Mohsin Hamid, author of "Exit West."

Mohsin Hamid, author of "Exit West." Credit: Camera Press / Jillian Edelstein

EXIT WEST, by Mohsin Hamid. Riverhead, 231 pp., $26.

When you encounter a mysterious door in a fairy tale, you expect to be transported to a world that’s dramatically different from your own, whether it’s Narnia or Wonderland. The heroes at the center of Mohsin Hamid’s slim yet poignant new novel, “Exit West,” start off in a hellish reality — an unnamed city, presumably somewhere in South Asia, where helicopters and drones darken the sky — but the magical portals they discover don’t offer a true escape from that reality but rather lead to new destinations with their own set of dangers. It’s a brilliant, fantastical framework that, in Hamid’s hands, highlights the stark reality of the refugee experience and the universal struggle of dislocation.

When Saeed and Nadia meet, the country is on the brink of a civil war between the government and militant fundamentalists. Even as the violence around them heightens, their love story begins like any couple’s. Saeed is an introspective, somewhat nebbishy nine-to-fiver who’s dazzled by Nadia, a fiery, motorcycle-riding rebel who covers her body head-to-toe in a burqa — not as an expression of devotion, but as a symbol of defiance.

Soon, they’re texting one another constantly, doing mushrooms together, having frank talks about sex and negotiating the conditions under which they’ll see each other naked for the first time. But as their love deepens, the conflict around them becomes more and more perilous; Saeed’s mother is killed by stray gunfire, and Nadia is attacked in the streets, so when they begin to hear talk of doors that appear out of nowhere and lead to safer havens in the West, they realize their best option is escape.

As a fantasist or literary world-builder, Hamid — whose earlier novels include “The Reluctant Fundamentalist” and “How to Get Filthy Rich in Rising Asia” — is no C.S. Lewis or J.K. Rowling. He spends little time detailing the magical mechanics of these mysterious doors, saying only: “Rumors had begun to circulate of doors that could take you elsewhere, often to places far away, well removed from this death trap of a country”.

Hamid dispatches with the mythology quickly; he is more interested in involving us in the realism of what Saeed and Nadia find on the other side, which is the opposite of whimsical.
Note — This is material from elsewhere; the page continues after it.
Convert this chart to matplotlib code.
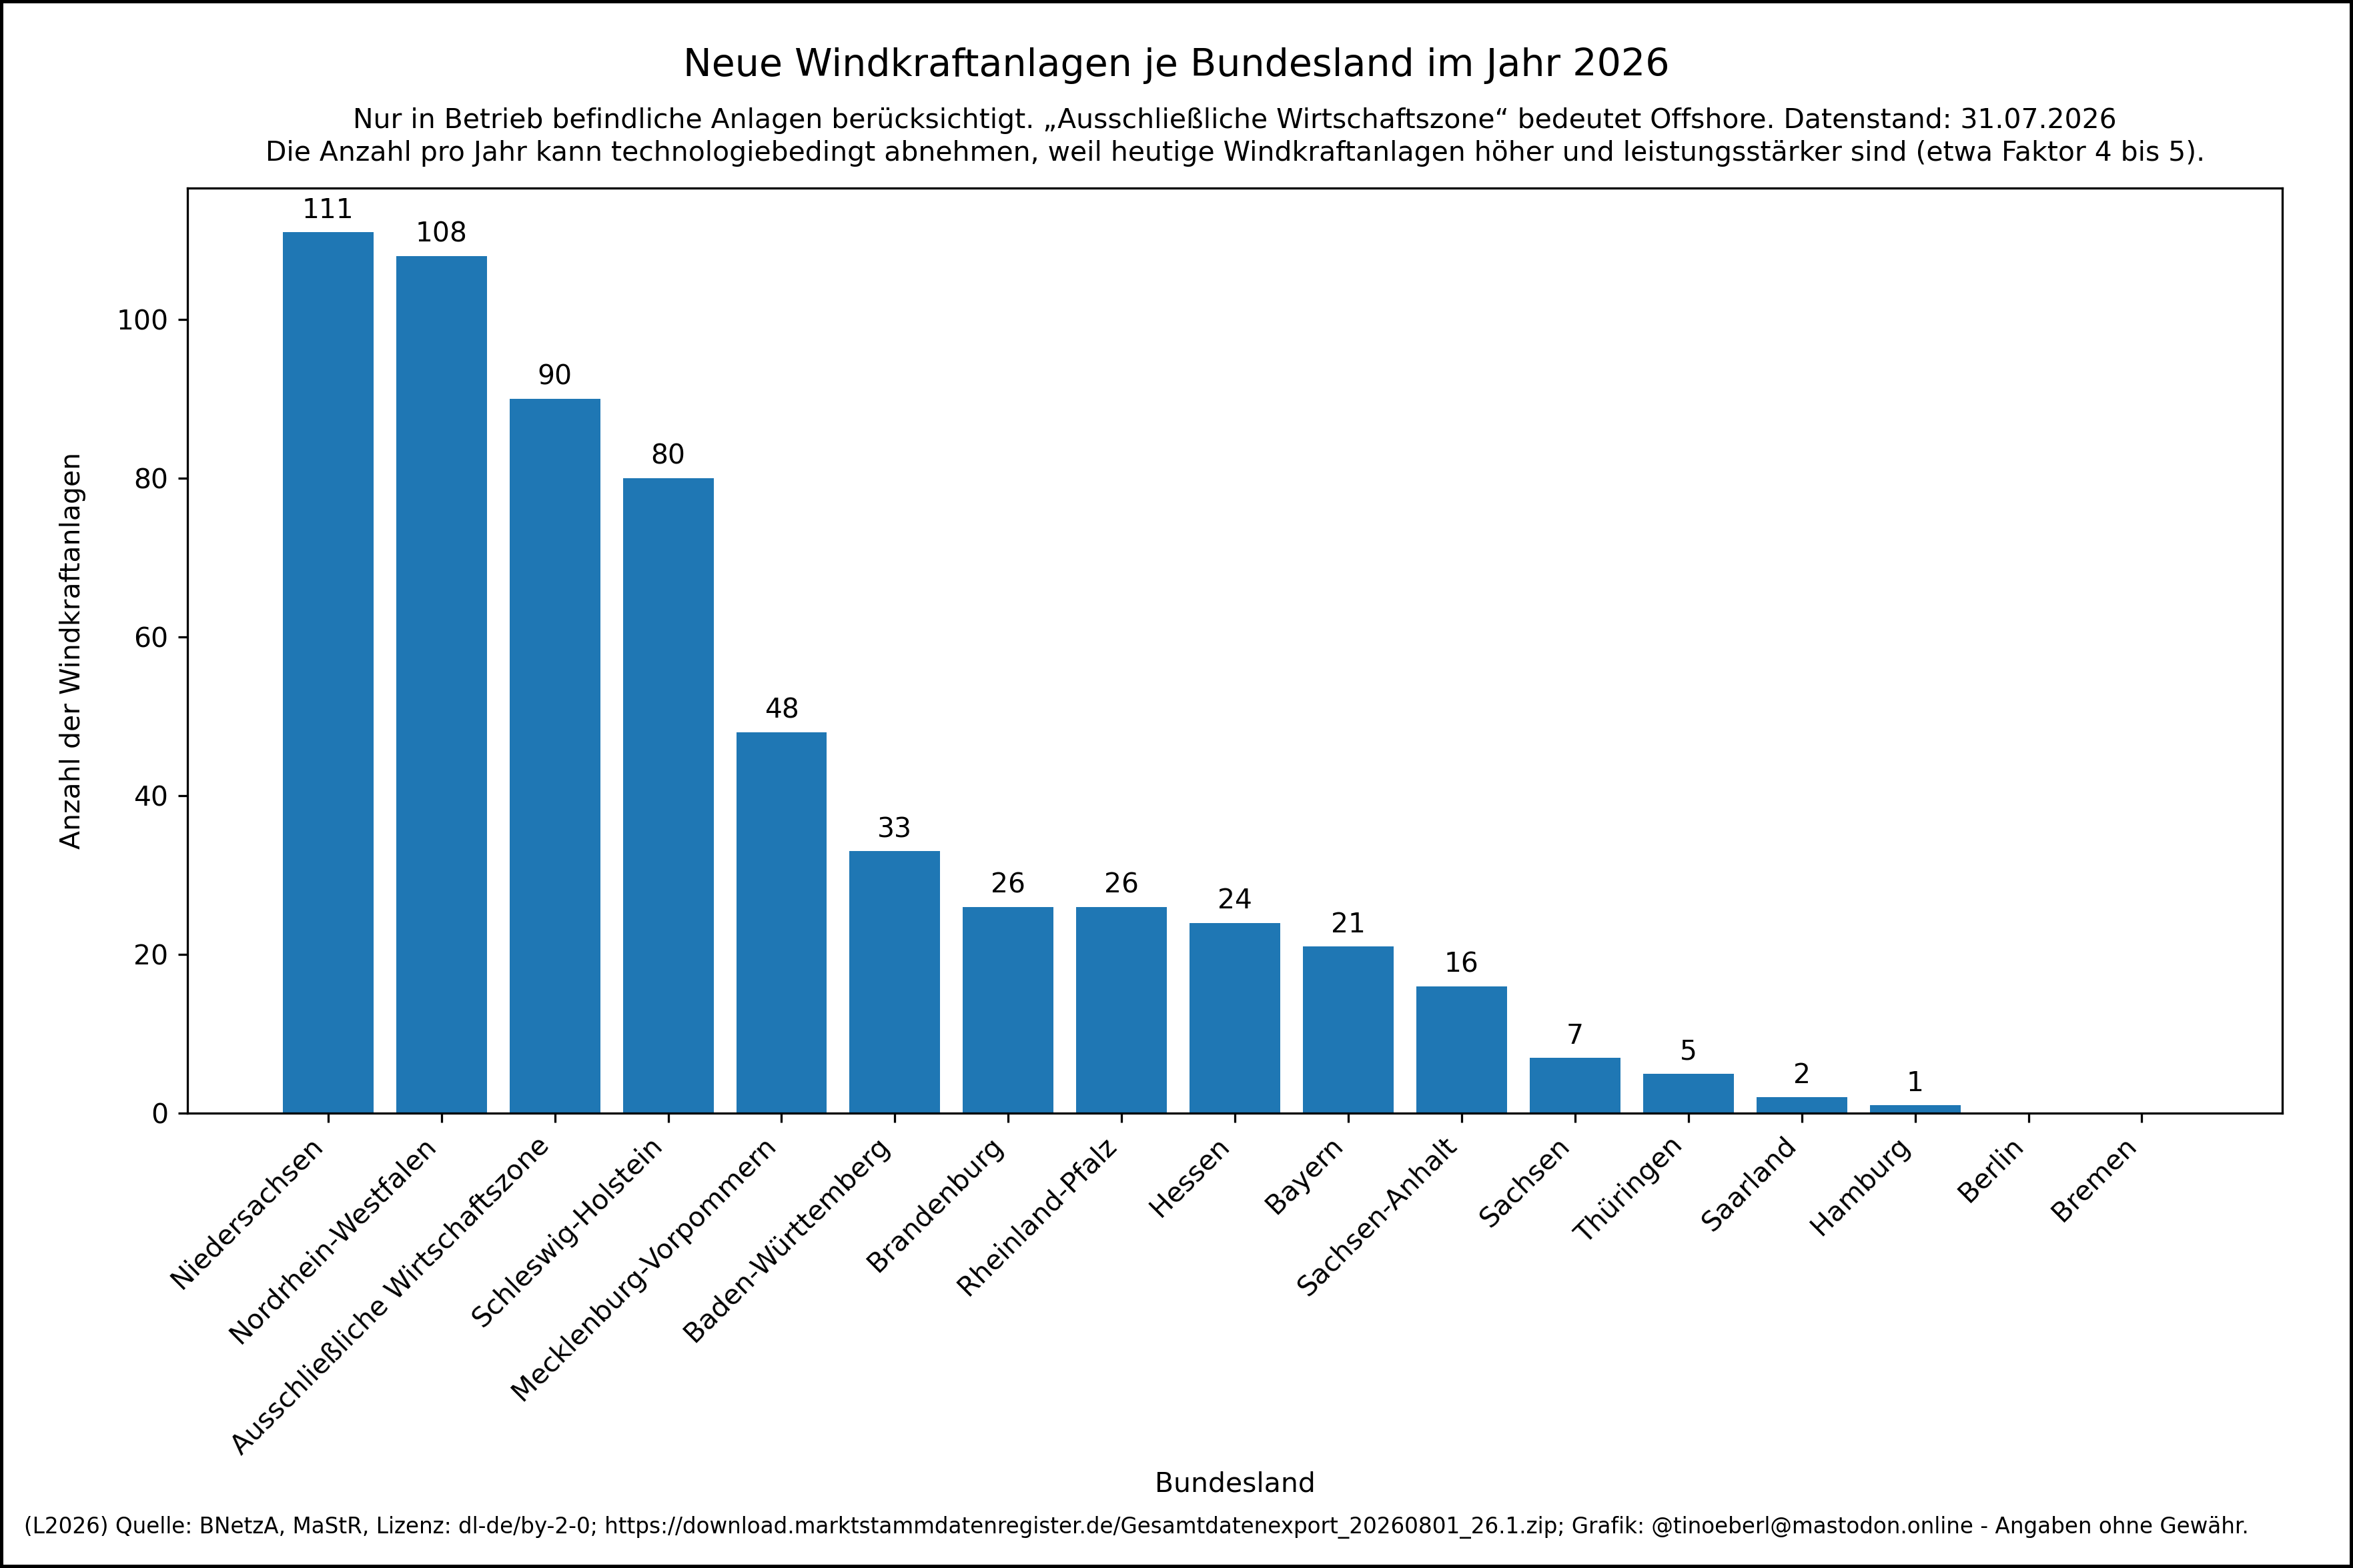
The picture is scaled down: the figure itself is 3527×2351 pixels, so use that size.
import matplotlib
matplotlib.use("Agg")
import matplotlib.pyplot as plt

# Daten
laender = [
    "Niedersachsen", "Nordrhein-Westfalen", "Ausschließliche Wirtschaftszone",
    "Schleswig-Holstein", "Mecklenburg-Vorpommern", "Baden-Württemberg",
    "Brandenburg", "Rheinland-Pfalz", "Hessen", "Bayern", "Sachsen-Anhalt",
    "Sachsen", "Thüringen", "Saarland", "Hamburg", "Berlin", "Bremen",
]
anzahl = [111, 108, 90, 80, 48, 33, 26, 26, 24, 21, 16, 7, 5, 2, 1, 0, 0]

titel = "Neue Windkraftanlagen je Bundesland im Jahr 2026"
untertitel = ("Nur in Betrieb befindliche Anlagen berücksichtigt. „Ausschließliche Wirtschaftszone“ "
              "bedeutet Offshore. Datenstand: 31.07.2026\n"
              "Die Anzahl pro Jahr kann technologiebedingt abnehmen, weil heutige Windkraftanlagen "
              "höher und leistungsstärker sind (etwa Faktor 4 bis 5).")
quelle = ("(L2026) Quelle: BNetzA, MaStR, Lizenz: dl-de/by-2-0; "
          "https://download.marktstammdatenregister.de/Gesamtdatenexport_20260801_26.1.zip; "
          "Grafik: @tinoeberl@mastodon.online - Angaben ohne Gewähr.")

DPI = 294
fig, ax = plt.subplots(figsize=(3527 / DPI, 2351 / DPI), dpi=DPI,
                       facecolor="white", edgecolor="black", linewidth=2)
fig.subplots_adjust(left=0.0797, right=0.970, top=0.880, bottom=0.290)

bars = ax.bar(laender, anzahl, color="#1f77b4")
# 0-Werte (Berlin, Bremen) ohne Beschriftung
ax.bar_label(bars, labels=[str(v) if v > 0 else "" for v in anzahl], padding=3)

fig.suptitle(titel, fontsize=14, y=0.970)
ax.set_title(untertitel, fontsize=10, pad=10, linespacing=1.3)
ax.set_xlabel("Bundesland")
ax.set_ylabel("Anzahl der Windkraftanlagen", labelpad=11)
plt.xticks(rotation=45, ha="right")

fig.text(0.0102, 0.026, quelle, fontsize=8, ha="left", va="center")

fig.savefig("out.png", dpi=DPI, facecolor=fig.get_facecolor(),
            edgecolor=fig.get_edgecolor())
The first portal they enter leads to a beach on the Greek Island of Mykonos, where they crowd next to hundreds of other asylum seekers and fight for preciously limited resources. Another door leads to London, and another to San Francisco, and with each new destination come new conflicts, whether they’re dealing with locals who don’t welcome migrants, the struggle to find work, or, perhaps most traumatizing, the daily reminders of what they have left behind, all of which wear away at Saeed and Nadia’s once passionate love. “When we migrate,” Hamid writes, “we murder from our lives those we left behind.”

It’s hardly necessary to point out that Hamid’s novel speaks to the current state of the world, with the roiling, never-ending debates about immigration and refugee crises. “Exit West” doesn’t offer any answers or solutions, but by telling the story of where Saeed and Nadia have been, and adding a touch of fantasy, he imagines where we have yet to go.